Ehsan reminds us of one of the complexities of genebanks charging for accessions:

Often genebanks holds collections arising from other countries from which the accession has been collected. Then, how ethical would it be for a country to request for materials collected from its country and have to pay for it. I think this is another point which should be taken in to consideration.

Lots of other comments, do have a look and add your own.

Featured: Online mapping

Cédric Jeanneret-Grosjean thinks he knows why a couple of online mapping tools made me cry recently:

About your patience running out, you can’t really blame the “geeks”. I think the culprits in these initiative (customised online-web map portals two-O and variants) are the bored, misdirected info-comm-know managers and officers wanting such a tool on their corporate website.

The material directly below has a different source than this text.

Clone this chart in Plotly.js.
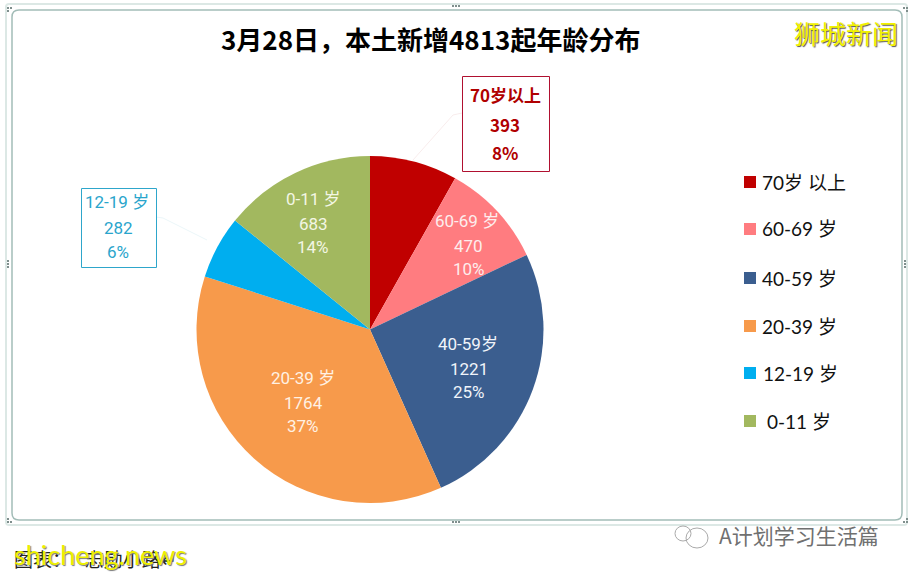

Why don’t you tell us what you really think, Cédric? It’s a long comment, but well worth reading in full. And many thanks to Cédric for taking the time to respond to the post.

Featured: Livestock data jungle

Tim Robinson updates us on livestock data at FAO:

…We had, of course, been working on the collection of the underlying livestock statistics, and the spatial modelling to produce the maps, for many years prior to them being published on the FAO website … but that is all quickly forgotten when they are re-distributed by a third party.

For your information, we have been beavering away since then, collecting more recent and detailed sub-national livestock statistics and disaggregating these using a slightly modified modelling approach, and 1 km multi-temporal, Fourier-processed MODIS imagery from the University of Oxford…

Global datasets coming soon, apparently. We’ll keep you posted.